They’re bugged out in Radnor

The good denizens out on the Main Line are bugged these days.

They’re furiously swatting away an unusually heavy infestation of mosquitoes.

And they’re equally bugged by the state’s attempt to eradicate the problem.

Citing the need to thin the skeeter population, the state announced plans Monday night to do some aerial spraying, a new twist in their war on the critters that are tied to West Nile Virus. For the most part the state Department of Environmental Protection has dispatched teams on the ground to attack the problem.

That didn’t seem to be working. Record numbers of mosquitoes have been detected in the region this summer. So they announced plans to take to the air to attack the problem. Word came Monday night.

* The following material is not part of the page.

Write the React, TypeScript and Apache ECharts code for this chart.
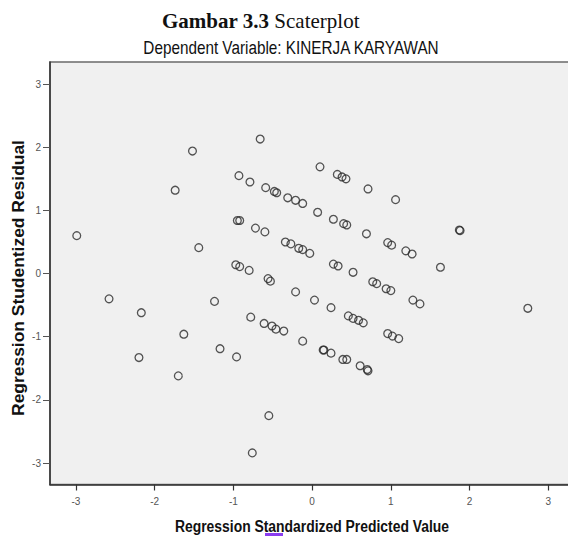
import React, { useEffect, useRef } from "react";
import * as echarts from "echarts";

const titleBold = "Gambar 3.3";
const titleNormal = "Scaterplot";
const subtitle = "Dependent Variable: KINERJA KARYAWAN";
const xTitle = "Regression Standardized Predicted Value";
const yTitle = "Regression Studentized Residual";
const tickValues = [-3, -2, -1, 0, 1, 2, 3];

const xValues = [
  -0.66, -1.52, -1.74, -2.99, -1.44, -0.93, -0.79, -0.59, -0.48, -0.45,
  -0.31, -0.21, -0.12, -0.95, -0.92, -0.72, -0.6, -0.34, -0.27, -0.17,
  -0.12, -0.03, -0.97, -0.92, -0.8, -0.56, -0.53, 0.1, 0.32, 0.38,
  0.43, 0.71, 1.06, 0.07, 0.27, 0.4, 0.44, 0.69, 0.96, 1.01,
  1.19, 1.27, 1.87, 1.88, 1.63, 0.27, 0.33, 0.52, 0.77, 0.82,
  0.94, 1.0, 1.28, 1.37, 2.74, 0.03, 0.24, 0.46, 0.52, 0.59,
  0.65, 0.96, 1.02, 1.1, -0.12, 0.14, 0.15, 0.24, 0.39, 0.44,
  0.61, 0.7, 0.71, -0.21, -2.58, -2.17, -1.24, -0.78, -0.61, -0.51,
  -0.46, -0.36, -1.63, -1.17, -0.96, -2.2, -1.7, -0.55, -0.76,
];
const yValues = [
  2.13, 1.94, 1.32, 0.6, 0.41, 1.55, 1.45, 1.36, 1.3, 1.28,
  1.2, 1.16, 1.11, 0.84, 0.84, 0.72, 0.66, 0.5, 0.47, 0.4,
  0.38, 0.32, 0.14, 0.11, 0.05, -0.08, -0.12, 1.69, 1.57, 1.53,
  1.5, 1.34, 1.17, 0.97, 0.86, 0.79, 0.77, 0.63, 0.49, 0.45,
  0.36, 0.31, 0.69, 0.68, 0.1, 0.15, 0.12, 0.02, -0.13, -0.16,
  -0.24, -0.27, -0.42, -0.48, -0.55, -0.42, -0.54, -0.67, -0.71, -0.74,
  -0.78, -0.95, -0.99, -1.03, -1.07, -1.21, -1.21, -1.26, -1.36, -1.36,
  -1.46, -1.52, -1.54, -0.29, -0.4, -0.62, -0.44, -0.69, -0.79, -0.83,
  -0.88, -0.91, -0.96, -1.19, -1.32, -1.33, -1.62, -2.25, -2.84,
];

export default function App() {
  const ref = useRef<HTMLDivElement>(null);
  useEffect(() => {
    document.body.style.margin = "0";
    if (!ref.current) return;
    const chart = echarts.init(ref.current, null, { renderer: "svg" });
    const data = xValues.map((x, i) => [x, yValues[i]]);
    const sans = '"Liberation Sans", Arial, sans-serif';
    chart.setOption({
      animation: false,
      backgroundColor: "#ffffff",
      title: {
        text: `{b|${titleBold}} {n|${titleNormal}}`,
        left: 157,
        top: 5,
        textStyle: {
          rich: {
            b: { fontFamily: '"Liberation Serif", "Times New Roman", serif', fontWeight: "bold", fontSize: 21, color: "#111" },
            n: { fontFamily: '"Liberation Serif", "Times New Roman", serif', fontWeight: "normal", fontSize: 21, color: "#111" },
          },
        },
      },
      graphic: [
        {
          type: "text",
          x: 291,
          y: 47,
          scaleY: 1.25,
          style: { text: subtitle, fontFamily: sans, fontSize: 15.3, fill: "#111", align: "center", verticalAlign: "middle" },
        },
        {
          type: "text",
          x: 312,
          y: 526,
          scaleY: 1.22,
          style: { text: xTitle, fontFamily: sans, fontWeight: "bold", fontSize: 13.9, fill: "#111", align: "center", verticalAlign: "middle" },
        },
        {
          type: "text",
          x: 19,
          y: 278,
          rotation: Math.PI / 2,
          scaleX: 1.09,
          style: { text: yTitle, fontFamily: sans, fontWeight: "bold", fontSize: 16, fill: "#111", align: "center", verticalAlign: "middle" },
        },
        {
          type: "rect",
          shape: { x: 265, y: 533, width: 18, height: 3 },
          style: { fill: "#8a3cf0" },
        },
      ],
      grid: {
        left: 50,
        top: 62,
        width: 540,
        height: 422.5,
        show: true,
        backgroundColor: "#f0f0f0",
        borderColor: "#6a6a6a",
        borderWidth: 1.5,
        containLabel: false,
        outerBoundsMode: "none",
      },
      xAxis: {
        type: "value",
        min: -3.33,
        max: 3.53,
        splitLine: { show: false },
        axisLine: { show: true, onZero: false, lineStyle: { color: "#333", width: 1.5 } },
        axisTick: { show: true, length: 6, customValues: tickValues, lineStyle: { color: "#333", width: 1.2 } },
        axisLabel: { customValues: tickValues, margin: 12, fontSize: 10, color: "#555", fontFamily: sans },
      },
      yAxis: {
        type: "value",
        min: -3.34,
        max: 3.35,
        splitLine: { show: false },
        axisLine: { show: true, onZero: false, lineStyle: { color: "#333", width: 1.5 } },
        axisTick: { show: true, length: 7, customValues: tickValues, lineStyle: { color: "#555", width: 1 } },
        axisLabel: { customValues: tickValues, margin: 9, fontSize: 10, color: "#555", fontFamily: sans },
      },
      series: [
        {
          type: "scatter",
          data,
          symbol: "circle",
          symbolSize: 7.8,
          itemStyle: { color: "rgba(0,0,0,0)", borderColor: "#2a2a2a", borderWidth: 1.3 },
          emphasis: { disabled: true },
        },
      ],
    });
    return () => chart.dispose();
  }, []);
  return <div ref={ref} style={{ width: 568, height: 536 }} />;
}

The spraying was scheduled for Tuesday night, just about 24 hours later.

Radnor residents were not especially happy, either with the idea of spraying by air, or at what they say was the lack of proper notice they received.

Township officials, besieged by complaints from the public, actually went to court in an attempt to block the aerial plan. They lost, with a Commonwealth Court judge issuing a one-line ruling rejecting their claim late Wednesday afternoon.

The aerial spraying to attack the burgeoning mosquito population detected in the region was expected to go on as planned last night.

Some outdoor activities were canceled, despite state assurances that the spraying posed no danger to residents. It probably didn’t help that the initial advisory urged pregnant women and children to avoid exposure.

It is believed that 52,000 acres in Delaware and Montgomery counties were treated with a fine mist of the chemical resmerthrin.

Let’s hope it KO’d those pesky mosquitoes.

Easing residents concerns about the program, and the way it was implemented, might be a little harder to do.